Request: Include the line containing "Chart.register(...registerables);" and all lines before it, repeated exactly from the listing below, without pictures.

━━━ Source data ━━━

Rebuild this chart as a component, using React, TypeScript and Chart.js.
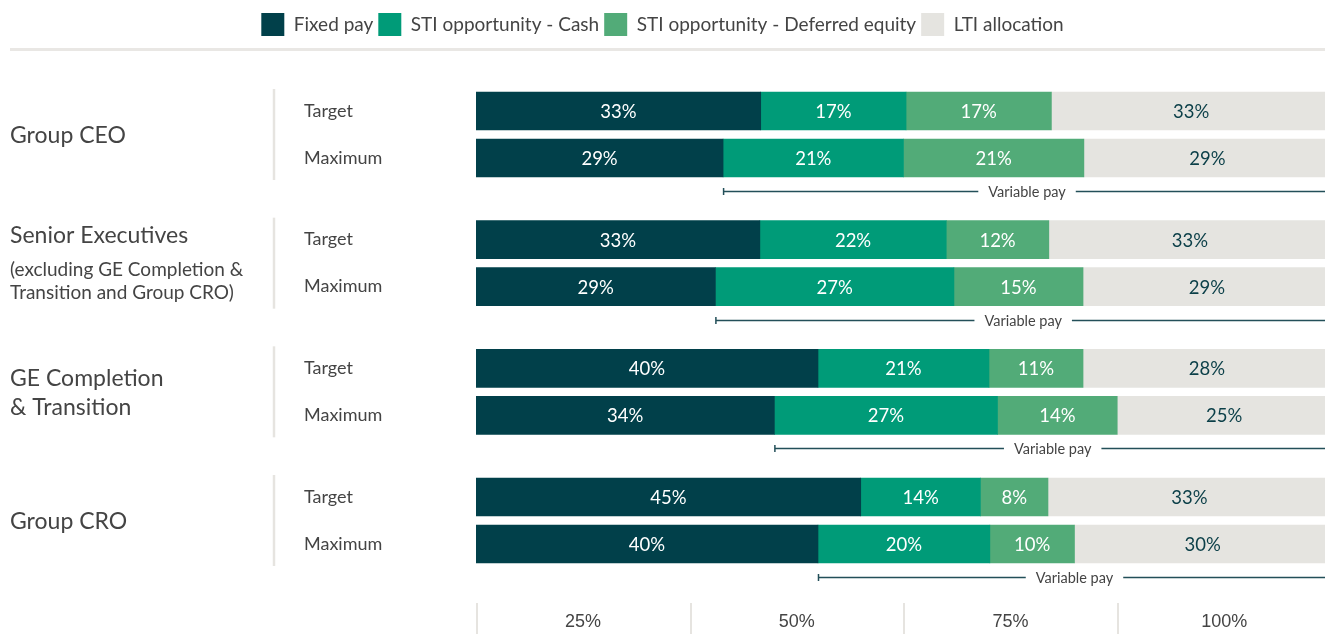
import React, { useEffect, useRef } from "react";
import { Chart, registerables } from "chart.js";

Chart.register(...registerables);

// ---------- data ----------
const seriesNames = ["Fixed pay", "STI opportunity - Cash", "STI opportunity - Deferred equity", "LTI allocation"];
const seriesColors = ["#01404a", "#009b78", "#52ab78", "#e5e4e0"];
const groupTitles = [["Group CEO"], ["Senior Executives"], ["GE Completion", "& Transition"], ["Group CRO"]];
const groupNotes = [[], ["(excluding GE Completion &", "Transition and Group CRO)"], [], []];
const rowKinds = ["Target", "Maximum"];
// rows: CEO T, CEO M, Senior T, Senior M, GE T, GE M, CRO T, CRO M
const fixedPay = [33.3, 28.9, 33.2, 28.0, 40.0, 34.9, 45.0, 40.0];
const stiCash = [17.0, 21.1, 21.8, 27.9, 20.0, 26.1, 14.0, 20.1];
const stiDeferred = [17.0, 21.1, 12.0, 15.1, 11.0, 14.0, 7.9, 9.9];
const ltiAllocation = [32.7, 28.9, 33.0, 29.0, 29.0, 25.0, 33.1, 30.0];
const fixedLabels = [33, 29, 33, 29, 40, 34, 45, 40];
const cashLabels = [17, 21, 22, 27, 21, 27, 14, 20];
const deferredLabels = [17, 21, 12, 15, 11, 14, 8, 10];
const ltiLabels = [33, 29, 33, 29, 28, 25, 33, 30];
const xTicks = [0, 25, 50, 75];
const xTickLabels = ["25%", "50%", "75%", "100%"];
const variablePayLabel = "Variable pay";

const seriesValues = [fixedPay, stiCash, stiDeferred, ltiAllocation];
const seriesLabels = [fixedLabels, cashLabels, deferredLabels, ltiLabels];

// ---------- layout constants ----------
const W = 1325;
const H = 634;
const FONT = "Lato";
const TEXT = "#444444";
const DARK = "#0b3f48";
const LIGHT_LINE = "#e6e4e0";
const ROW_GAP_UNITS = 0.3653; // Target -> Maximum distance (group spacing = 1)
const PX_PER_UNIT = 128.67;
const FIRST_ROW_PX = 111;

const rowPos = (i: number) => Math.floor(i / 2) + (i % 2) * ROW_GAP_UNITS;

// map the row units onto the chart area once the layout is known
const rowMappingPlugin = {
  id: "rowMapping",
  afterLayout(chart: any) {
    const s = chart.scales.y;
    const ca = chart.chartArea;
    const min = -(FIRST_ROW_PX - ca.top) / PX_PER_UNIT;
    s.min = min;
    s.max = min + (ca.bottom - ca.top) / PX_PER_UNIT;
    s.configure();
  },
};

const framePlugin = {
  id: "frame",
  afterDraw(chart: any) {
    const ctx = chart.ctx;
    const xScale = chart.scales.x;
    const ca = chart.chartArea;
    ctx.save();
    // line under legend
    ctx.strokeStyle = "#e9e7e4";
    ctx.lineWidth = 3;
    ctx.beginPath();
    ctx.moveTo(10, 49.5);
    ctx.lineTo(W, 49.5);
    ctx.stroke();
    // axis dividers
    ctx.strokeStyle = LIGHT_LINE;
    ctx.lineWidth = 2;
    ctx.beginPath();
    xTicks.forEach((v) => {
      const px = Math.round(xScale.getPixelForValue(v)) + 1;
      ctx.moveTo(px, ca.bottom);
      ctx.lineTo(px, H);
    });
    ctx.stroke();
    ctx.restore();
  },
};

const valueLabelPlugin = {
  id: "valueLabels",
  afterDatasetsDraw(chart: any) {
    const ctx = chart.ctx;
    ctx.save();
    ctx.font = `18.5px ${FONT}`;
    ctx.textAlign = "center";
    ctx.textBaseline = "middle";
    chart.data.datasets.forEach((_ds: any, k: number) => {
      const meta = chart.getDatasetMeta(k);
      meta.data.forEach((el: any, i: number) => {
        const p = el.getProps(["x", "y", "base"], true);
        ctx.fillStyle = k === 3 ? DARK : "#ffffff";
        ctx.fillText(seriesLabels[k][i] + "%", (p.x + p.base) / 2, p.y + 1);
      });
    });
    ctx.restore();
  },
};

const variablePayPlugin = {
  id: "variablePay",
  afterDatasetsDraw(chart: any) {
    const ctx = chart.ctx;
    const meta = chart.getDatasetMeta(0);
    const xScale = chart.scales.x;
    const right = chart.chartArea.right;
    const x100 = xScale.getPixelForValue(100);
    ctx.save();
    ctx.font = `14.5px ${FONT}`;
    ctx.textAlign = "center";
    ctx.textBaseline = "middle";
    const tw = ctx.measureText(variablePayLabel).width;
    meta.data.forEach((el: any, i: number) => {
      if (i % 2 !== 1) return;
      const p = el.getProps(["x", "y"], true);
      const y = Math.round(p.y + 33) + 0.5;
      const x0 = p.x;
      const cx = (x0 + x100) / 2;
      ctx.strokeStyle = "#234f59";
      ctx.lineWidth = 1.5;
      ctx.beginPath();
      ctx.moveTo(x0, y);
      ctx.lineTo(cx - tw / 2 - 10, y);
      ctx.moveTo(cx + tw / 2 + 10, y);
      ctx.lineTo(right, y);
      ctx.moveTo(x0 + 0.5, y - 3.5);
      ctx.lineTo(x0 + 0.5, y + 3.5);
      ctx.stroke();
      ctx.fillStyle = TEXT;
      ctx.fillText(variablePayLabel, cx, y + 1);
    });
    ctx.restore();
  },
};

const leftLabelsPlugin = {
  id: "leftLabels",
  afterDraw(chart: any) {
    const ctx = chart.ctx;
    const yScale = chart.scales.y;
    ctx.save();
    ctx.textBaseline = "middle";
    ctx.textAlign = "left";
    groupTitles.forEach((titles, g) => {
      const yT = yScale.getPixelForValue(rowPos(g * 2));
      const yM = yScale.getPixelForValue(rowPos(g * 2 + 1));
      // separator
      ctx.strokeStyle = LIGHT_LINE;
      ctx.lineWidth = 2.5;
      ctx.beginPath();
      ctx.moveTo(274, yT - 22);
      ctx.lineTo(274, yM + 22);
      ctx.stroke();
      // row labels
      ctx.fillStyle = TEXT;
      ctx.font = `18px ${FONT}`;
      ctx.fillText(rowKinds[0], 304, yT);
      ctx.fillText(rowKinds[1], 304, yM);
      // group title block
      const lines: { text: string; big: boolean }[] = [];
      titles.forEach((t) => lines.push({ text: t, big: true }));
      groupNotes[g].forEach((t) => lines.push({ text: t, big: false }));
      const offsets: number[] = [0];
      for (let j = 1; j < lines.length; j++) {
        const prev = lines[j - 1].big;
        const cur = lines[j].big;
        const step = prev && cur ? 29 : prev ? 34 : 23;
        offsets.push(offsets[j - 1] + step);
      }
      const total = offsets[offsets.length - 1];
      const center = (yT + yM) / 2;
      lines.forEach((ln, j) => {
        ctx.font = ln.big ? `23px ${FONT}` : `19px ${FONT}`;
        ctx.fillText(ln.text, 10, center - total / 2 + offsets[j] + 1);
      });
    });
    ctx.restore();
  },
};

export default function App() {
  const canvasRef = useRef<HTMLCanvasElement | null>(null);

  useEffect(() => {
    document.body.style.margin = "0";
    const canvas = canvasRef.current;
    if (!canvas) return;
    const chart = new Chart(canvas, {
      type: "bar",
      data: {
        datasets: seriesValues.map((vals, k) => ({
          label: seriesNames[k],
          data: vals.map((v, i) => ({ x: v, y: rowPos(i) })),
          backgroundColor: seriesColors[k],
          borderWidth: 0,
          barThickness: 38,
        })),
      },
      options: {
        indexAxis: "y",
        animation: false,
        responsive: false,
        devicePixelRatio: 1,
        layout: { padding: { left: 0, right: 0, top: 8, bottom: -8 } },
        scales: {
          x: {
            type: "linear",
            stacked: true,
            min: 0,
            max: 99.3,
            position: "bottom",
            afterBuildTicks: (s: any) => {
              s.ticks = xTicks.map((v) => ({ value: v }));
            },
            grid: { display: false, drawTicks: false },
            border: { display: false },
            ticks: {
              padding: 10,
              labelOffset: 107,
              color: TEXT,
              maxRotation: 0,
              autoSkip: false,
              font: { family: "Liberation Sans", size: 18, lineHeight: 1.056 },
              callback: (_v: any, i: number) => xTickLabels[i],
            },
          },
          y: {
            type: "linear",
            stacked: true,
            reverse: true,
            offset: false,
            min: -0.5,
            max: 3.8,
            display: true,
            grid: { display: false, offset: false },
            border: { display: false },
            ticks: { display: false },
            afterFit: (s: any) => {
              s.width = 476;
            },
          },
        },
        plugins: {
          legend: {
            position: "top",
            align: "center",
            labels: {
              boxWidth: 23,
              boxHeight: 23,
              padding: 5,
              color: TEXT,
              font: { family: FONT, size: 19 },
            },
          },
          tooltip: { enabled: false },
        },
      } as any,
      plugins: [rowMappingPlugin, framePlugin, valueLabelPlugin, variablePayPlugin, leftLabelsPlugin],
    });

    return () => chart.destroy();
  }, []);

  return (
    <div style={{ width: W, height: H, position: "relative", background: "#ffffff" }}>
      <canvas ref={canvasRef} width={W} height={H} />
    </div>
  );
}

━━━

Correct output:
Rebuild this chart as a component, using React, TypeScript and Chart.js.
import React, { useEffect, useRef } from "react";
import { Chart, registerables } from "chart.js";

Chart.register(...registerables);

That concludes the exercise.